I picked this video up on reddit and decided to subscribe. Looks like a good channel. I would have said something there, but I usually get yelled at because I guess I don't know what I'm doing on Reddit.
Interesting use of FEA Seth! Could you try that again but use a shallower taper? It would be interesting to see the difference. It seemed like there was a drastic difference in the taper angle between your model and the actual cutting tool shown on the website. Just curious. I don't have much experience with doing that kind of analysis but I might give it a whirl. Thank you for sharing!
I pulled some 3d models of bits from Mcmaster-Carr and re-ran with those, they have a radius to the stepdown, the results aren't as obvious, but the stepdown one still has a strain point with a greater level of strain focused right at the base of that taper... I'll be re-doing this with Tapered Ball bits vs straight edged ball bits as well in an upcoming video.

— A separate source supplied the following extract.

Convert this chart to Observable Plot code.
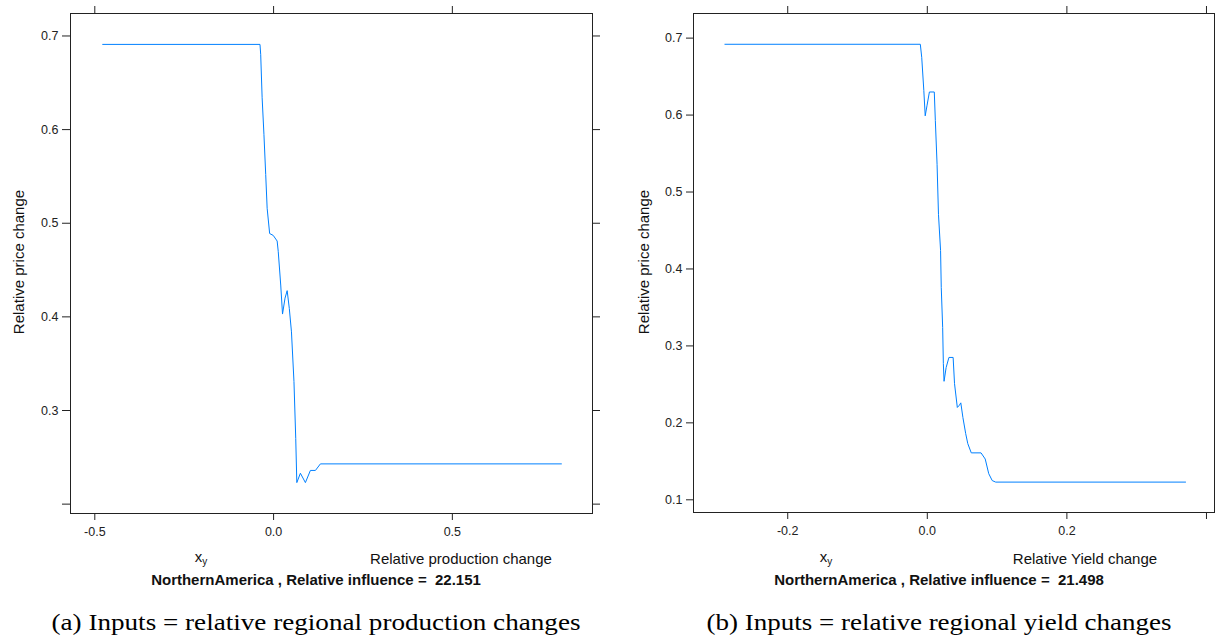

In my own shop, I tend to go with the cheapest bits, I do have a few Amana bits, mainly because that specific style bit wasn't available from other sources. But if it's a widely sold bit, I tend to go for the least expensive option, and usually that's SpeTools. Amana does some great marketing on social media, and I'm sure their materials used are superior to the cheapest other options, but I don't think they are 5x as good to warrant a price tag 5x that of the competition.
Two questions come to mind. In normal use case, how likely are we to have lateral forces get high enough for this to become an issue? Additionally, the tool makers eliminate that sharp corner if there was some kind of feathering to make it a bit of a curve instead of a sharp angle?
A lead-In to the taper would help to spread the load focal point. But there will still be a point where the load is much higher than that of a uniform shank and cutter. You're right, I purposely exaggerated the load for the colors to show better. I cannot show the load applied while the model rotates like a bit really does. It only takes a small amount of side load for the constant rotation of the bit to cause the focal point (actually a ring due to rotation) to break down and the bit to snap right at that point.
@@SethCNC I am just getting started, and fortunately have not broken in a bit yet. Did your experience with these vents were the cutter is smaller than the shank, they usually break at that point?
Some companies have a fillet (either a radius or other curved shape) instead of a chamfer transition from shank to flutes, such as Onsrud 40-101 and 40-102, KYOCERA 1625-0469L141, YG1 E5I02002, etc. Any way to stress test that idea vs the chamfer?
Yeah, I might have to pull some complete 3d models and run some more tests. However, it is still going to have a similar overall result. The stress focused at the base of the taper/chamfer versus spread out more. The focal region would be a little larger from a fillet. But it's still going to be more focused than the smaller shank option.
It looks like the chamfer you myself with is 45* but the but has a shallower taper although I wouldn't go against the consolation would it modify the results?
Overall there would still be a focus point of the stresses with a different angle chamfer. I'll have to check the actual numbers I used but I think it's more about 50⁰ I tried to match what I was seeing on the OPs post when the topic came up over on Facebook. And his chamfer looked a little more than 45⁰.